**Exercise:** Go through the listing and set it down exactly, leaving out its pictures.

**Information shown:**
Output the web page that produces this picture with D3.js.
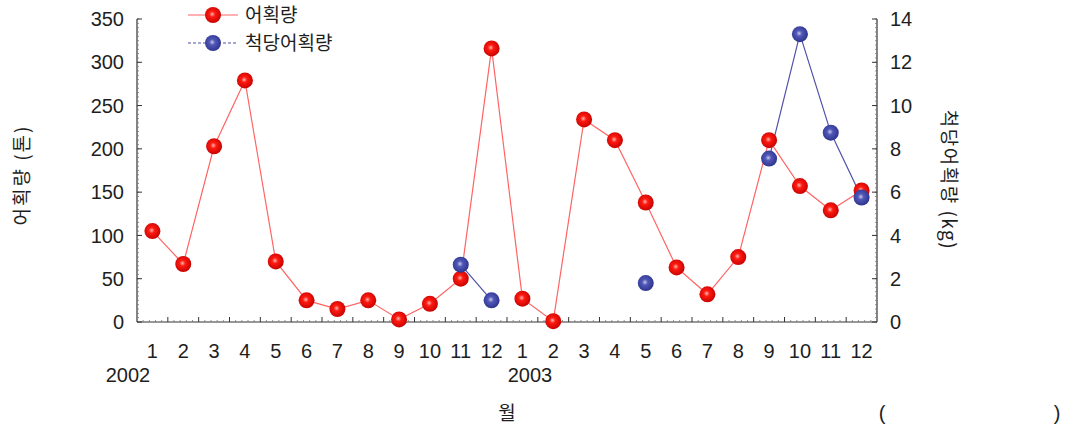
<!DOCTYPE html>
<html><head><meta charset="utf-8">
<script src="https://cdn.jsdelivr.net/npm/d3@7"></script>
<style>body{margin:0;background:#fff}svg{display:block}</style>
</head><body>
<svg id="c" width="1067" height="430"></svg>
<script>
const months = ["1","2","3","4","5","6","7","8","9","10","11","12","1","2","3","4","5","6","7","8","9","10","11","12"];
const years = ["2002","2003"];
const catch_ton = [105,67,203,279,70,25,15,25,3,21,50,316,27,1,234,210,138,63,32,75,210,157,129,152];
const cpue_kg = [null,null,null,null,null,null,null,null,null,null,2.65,1.0,null,null,null,null,1.8,null,null,null,7.55,13.3,8.75,5.75];
const leftTicks = [0,50,100,150,200,250,300,350];
const rightTicks = [0,2,4,6,8,10,12,14];
const seriesNames = ["어획량","척당어획량"];

const svg = d3.select("#c");
const L = 137, R = 877, T = 19, B = 322;
const idx = d3.range(months.length);
const x = d3.scaleBand().domain(idx).range([L, R]);
const yL = d3.scaleLinear().domain([0,350]).range([B, T]);
const yR = d3.scaleLinear().domain([0,14]).range([B, T]);
const font = "'Liberation Sans', Arial, sans-serif";
const kfont = "'Noto Sans CJK KR', sans-serif";
const txt = "#1e1e1e";

const defs = svg.append("defs");
function grad(id, c0, c1, c2){
  const g = defs.append("radialGradient").attr("id", id).attr("cx","45%").attr("cy","45%").attr("r","60%");
  g.append("stop").attr("offset","0%").attr("stop-color", c0);
  g.append("stop").attr("offset","30%").attr("stop-color", c1);
  g.append("stop").attr("offset","100%").attr("stop-color", c2);
}
grad("gr", "#ffb8b0", "#ff1a10", "#c00000");
grad("gb", "#c8c8e8", "#5058b8", "#2a2f88");

// axes lines
const axisColor = "#333";
svg.append("line").attr("x1", L).attr("x2", L).attr("y1", T).attr("y2", B).attr("stroke", axisColor).attr("stroke-width", 1.2);
svg.append("line").attr("x1", R).attr("x2", R).attr("y1", T).attr("y2", B).attr("stroke", axisColor).attr("stroke-width", 1.2);
svg.append("line").attr("x1", L).attr("x2", R).attr("y1", B).attr("y2", B).attr("stroke", axisColor).attr("stroke-width", 1.2);

// minor ticks left & right
d3.range(0, 351, 5).forEach(v => {
  svg.append("line").attr("x1", L).attr("x2", L+2).attr("y1", yL(v)).attr("y2", yL(v)).attr("stroke", "#777").attr("stroke-width", 0.8);
});
d3.range(0, 14.01, 0.2).forEach(v => {
  svg.append("line").attr("x1", R-2).attr("x2", R).attr("y1", yR(v)).attr("y2", yR(v)).attr("stroke", "#777").attr("stroke-width", 0.8);
});
// major ticks
leftTicks.forEach(v => {
  svg.append("line").attr("x1", L).attr("x2", L+5).attr("y1", yL(v)).attr("y2", yL(v)).attr("stroke", axisColor);
  svg.append("text").attr("x", 124).attr("y", yL(v)).attr("dy","0.36em").attr("text-anchor","end")
    .attr("font-family", font).attr("font-size", 20).attr("fill", txt).text(v);
});
rightTicks.forEach(v => {
  svg.append("line").attr("x1", R-5).attr("x2", R).attr("y1", yR(v)).attr("y2", yR(v)).attr("stroke", axisColor);
  svg.append("text").attr("x", 890).attr("y", yR(v)).attr("dy","0.36em").attr("text-anchor","start")
    .attr("font-family", font).attr("font-size", 20).attr("fill", txt).text(v);
});
// x ticks at band boundaries
const bw = x.bandwidth();
idx.forEach(i => {
  const bx = x(i);
  if (i > 0) svg.append("line").attr("x1", bx).attr("x2", bx).attr("y1", B).attr("y2", B-5).attr("stroke", axisColor);
  for (let k = 1; k < 5; k++) {
    const mx = bx + bw*k/5;
    svg.append("line").attr("x1", mx).attr("x2", mx).attr("y1", B).attr("y2", B-2).attr("stroke", "#777").attr("stroke-width", 0.8);
  }
  svg.append("text").attr("x", bx + bw/2).attr("y", 358).attr("text-anchor","middle")
    .attr("font-family", font).attr("font-size", 20).attr("fill", txt).text(months[i]);
});
svg.append("text").attr("x", 128).attr("y", 382).attr("text-anchor","middle")
  .attr("font-family", font).attr("font-size", 20).attr("fill", txt).text(years[0]);
svg.append("text").attr("x", 530).attr("y", 382).attr("text-anchor","middle")
  .attr("font-family", font).attr("font-size", 20).attr("fill", txt).text(years[1]);

// axis titles
svg.append("text").attr("transform","translate(29,175) rotate(-90)").attr("text-anchor","middle")
  .attr("font-family", kfont).attr("font-size", 19).attr("letter-spacing", 2).attr("fill", txt).text("어획량 (톤)");
svg.append("text").attr("transform","translate(942,180) rotate(90)").attr("text-anchor","middle")
  .attr("font-family", kfont).attr("font-size", 19).attr("letter-spacing", 1.5).attr("fill", txt).text("척당어획량 (kg)");
svg.append("text").attr("x", 507).attr("y", 420).attr("text-anchor","middle")
  .attr("font-family", kfont).attr("font-size", 19).attr("fill", txt).text("월");
svg.append("text").attr("x", 882).attr("y", 420).attr("text-anchor","middle")
  .attr("font-family", font).attr("font-size", 20).attr("fill", txt).text("(");
svg.append("text").attr("x", 1057).attr("y", 420).attr("text-anchor","middle")
  .attr("font-family", font).attr("font-size", 20).attr("fill", txt).text(")");

// lines
const cx = i => x(i) + bw/2;
const lineRed = d3.line().x((d,i)=>cx(i)).y(d=>yL(d));
svg.append("path").attr("d", lineRed(catch_ton)).attr("fill","none").attr("stroke","#ff6464").attr("stroke-width",1.2);
const lineBlue = d3.line().defined(d=>d!==null).x((d,i)=>cx(i)).y(d=>yR(d));
svg.append("path").attr("d", lineBlue(cpue_kg)).attr("fill","none").attr("stroke","#5050a8").attr("stroke-width",1.2);

// markers
function marker(px, py, g){
  svg.append("circle").attr("cx", px).attr("cy", py).attr("r", 8).attr("fill", `url(#${g})`);
}
catch_ton.forEach((d,i)=>marker(cx(i), yL(d), "gr"));
cpue_kg.forEach((d,i)=>{ if (d!==null) marker(cx(i), yR(d), "gb"); });

// legend
svg.append("line").attr("x1",188).attr("x2",238).attr("y1",15).attr("y2",15).attr("stroke","#ff6464").attr("stroke-width",1.2);
marker(213,15,"gr");
svg.append("text").attr("x",245).attr("y",15).attr("dy","0.36em").attr("font-family",kfont).attr("font-size",19).attr("fill",txt).text(seriesNames[0]);
svg.append("line").attr("x1",188).attr("x2",238).attr("y1",43).attr("y2",43).attr("stroke","#5050a8").attr("stroke-width",1.2).attr("stroke-dasharray","3,2");
marker(213,43,"gb");
svg.append("text").attr("x",245).attr("y",43).attr("dy","0.36em").attr("font-family",kfont).attr("font-size",19).attr("fill",txt).text(seriesNames[1]);
</script>
</body></html>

**Task answer:**
Output the web page that produces this picture with D3.js.
<!DOCTYPE html>
<html><head><meta charset="utf-8">
<script src="https://cdn.jsdelivr.net/npm/d3@7"></script>
<style>body{margin:0;background:#fff}svg{display:block}</style>
</head><body>
<svg id="c" width="1067" height="430"></svg>
<script>
const months = ["1","2","3","4","5","6","7","8","9","10","11","12","1","2","3","4","5","6","7","8","9","10","11","12"];
const years = ["2002","2003"];
const catch_ton = [105,67,203,279,70,25,15,25,3,21,50,316,27,1,234,210,138,63,32,75,210,157,129,152];
const cpue_kg = [null,null,null,null,null,null,null,null,null,null,2.65,1.0,null,null,null,null,1.8,null,null,null,7.55,13.3,8.75,5.75];
const leftTicks = [0,50,100,150,200,250,300,350];
const rightTicks = [0,2,4,6,8,10,12,14];
const seriesNames = ["어획량","척당어획량"];

const svg = d3.select("#c");
const L = 137, R = 877, T = 19, B = 322;
const idx = d3.range(months.length);
const x = d3.scaleBand().domain(idx).range([L, R]);
const yL = d3.scaleLinear().domain([0,350]).range([B, T]);
const yR = d3.scaleLinear().domain([0,14]).range([B, T]);
const font = "'Liberation Sans', Arial, sans-serif";
const kfont = "'Noto Sans CJK KR', sans-serif";
const txt = "#1e1e1e";

const defs = svg.append("defs");
function grad(id, c0, c1, c2){
  const g = defs.append("radialGradient").attr("id", id).attr("cx","45%").attr("cy","45%").attr("r","60%");
  g.append("stop").attr("offset","0%").attr("stop-color", c0);
  g.append("stop").attr("offset","30%").attr("stop-color", c1);
  g.append("stop").attr("offset","100%").attr("stop-color", c2);
}
grad("gr", "#ffb8b0", "#ff1a10", "#c00000");
grad("gb", "#c8c8e8", "#5058b8", "#2a2f88");

// axes lines
const axisColor = "#333";
svg.append("line").attr("x1", L).attr("x2", L).attr("y1", T).attr("y2", B).attr("stroke", axisColor).attr("stroke-width", 1.2);
svg.append("line").attr("x1", R).attr("x2", R).attr("y1", T).attr("y2", B).attr("stroke", axisColor).attr("stroke-width", 1.2);
svg.append("line").attr("x1", L).attr("x2", R).attr("y1", B).attr("y2", B).attr("stroke", axisColor).attr("stroke-width", 1.2);

// minor ticks left & right
d3.range(0, 351, 5).forEach(v => {
  svg.append("line").attr("x1", L).attr("x2", L+2).attr("y1", yL(v)).attr("y2", yL(v)).attr("stroke", "#777").attr("stroke-width", 0.8);
});
d3.range(0, 14.01, 0.2).forEach(v => {
  svg.append("line").attr("x1", R-2).attr("x2", R).attr("y1", yR(v)).attr("y2", yR(v)).attr("stroke", "#777").attr("stroke-width", 0.8);
});
// major ticks
leftTicks.forEach(v => {
  svg.append("line").attr("x1", L).attr("x2", L+5).attr("y1", yL(v)).attr("y2", yL(v)).attr("stroke", axisColor);
  svg.append("text").attr("x", 124).attr("y", yL(v)).attr("dy","0.36em").attr("text-anchor","end")
    .attr("font-family", font).attr("font-size", 20).attr("fill", txt).text(v);
});
rightTicks.forEach(v => {
  svg.append("line").attr("x1", R-5).attr("x2", R).attr("y1", yR(v)).attr("y2", yR(v)).attr("stroke", axisColor);
  svg.append("text").attr("x", 890).attr("y", yR(v)).attr("dy","0.36em").attr("text-anchor","start")
    .attr("font-family", font).attr("font-size", 20).attr("fill", txt).text(v);
});
// x ticks at band boundaries
const bw = x.bandwidth();
idx.forEach(i => {
  const bx = x(i);
  if (i > 0) svg.append("line").attr("x1", bx).attr("x2", bx).attr("y1", B).attr("y2", B-5).attr("stroke", axisColor);
  for (let k = 1; k < 5; k++) {
    const mx = bx + bw*k/5;
    svg.append("line").attr("x1", mx).attr("x2", mx).attr("y1", B).attr("y2", B-2).attr("stroke", "#777").attr("stroke-width", 0.8);
  }
  svg.append("text").attr("x", bx + bw/2).attr("y", 358).attr("text-anchor","middle")
    .attr("font-family", font).attr("font-size", 20).attr("fill", txt).text(months[i]);
});
svg.append("text").attr("x", 128).attr("y", 382).attr("text-anchor","middle")
  .attr("font-family", font).attr("font-size", 20).attr("fill", txt).text(years[0]);
svg.append("text").attr("x", 530).attr("y", 382).attr("text-anchor","middle")
  .attr("font-family", font).attr("font-size", 20).attr("fill", txt).text(years[1]);

// axis titles
svg.append("text").attr("transform","translate(29,175) rotate(-90)").attr("text-anchor","middle")
  .attr("font-family", kfont).attr("font-size", 19).attr("letter-spacing", 2).attr("fill", txt).text("어획량 (톤)");
svg.append("text").attr("transform","translate(942,180) rotate(90)").attr("text-anchor","middle")
  .attr("font-family", kfont).attr("font-size", 19).attr("letter-spacing", 1.5).attr("fill", txt).text("척당어획량 (kg)");
svg.append("text").attr("x", 507).attr("y", 420).attr("text-anchor","middle")
  .attr("font-family", kfont).attr("font-size", 19).attr("fill", txt).text("월");
svg.append("text").attr("x", 882).attr("y", 420).attr("text-anchor","middle")
  .attr("font-family", font).attr("font-size", 20).attr("fill", txt).text("(");
svg.append("text").attr("x", 1057).attr("y", 420).attr("text-anchor","middle")
  .attr("font-family", font).attr("font-size", 20).attr("fill", txt).text(")");

// lines
const cx = i => x(i) + bw/2;
const lineRed = d3.line().x((d,i)=>cx(i)).y(d=>yL(d));
svg.append("path").attr("d", lineRed(catch_ton)).attr("fill","none").attr("stroke","#ff6464").attr("stroke-width",1.2);
const lineBlue = d3.line().defined(d=>d!==null).x((d,i)=>cx(i)).y(d=>yR(d));
svg.append("path").attr("d", lineBlue(cpue_kg)).attr("fill","none").attr("stroke","#5050a8").attr("stroke-width",1.2);

// markers
function marker(px, py, g){
  svg.append("circle").attr("cx", px).attr("cy", py).attr("r", 8).attr("fill", `url(#${g})`);
}
catch_ton.forEach((d,i)=>marker(cx(i), yL(d), "gr"));
cpue_kg.forEach((d,i)=>{ if (d!==null) marker(cx(i), yR(d), "gb"); });

// legend
svg.append("line").attr("x1",188).attr("x2",238).attr("y1",15).attr("y2",15).attr("stroke","#ff6464").attr("stroke-width",1.2);
marker(213,15,"gr");
svg.append("text").attr("x",245).attr("y",15).attr("dy","0.36em").attr("font-family",kfont).attr("font-size",19).attr("fill",txt).text(seriesNames[0]);
svg.append("line").attr("x1",188).attr("x2",238).attr("y1",43).attr("y2",43).attr("stroke","#5050a8").attr("stroke-width",1.2).attr("stroke-dasharray","3,2");
marker(213,43,"gb");
svg.append("text").attr("x",245).attr("y",43).attr("dy","0.36em").attr("font-family",kfont).attr("font-size",19).attr("fill",txt).text(seriesNames[1]);
</script>
</body></html>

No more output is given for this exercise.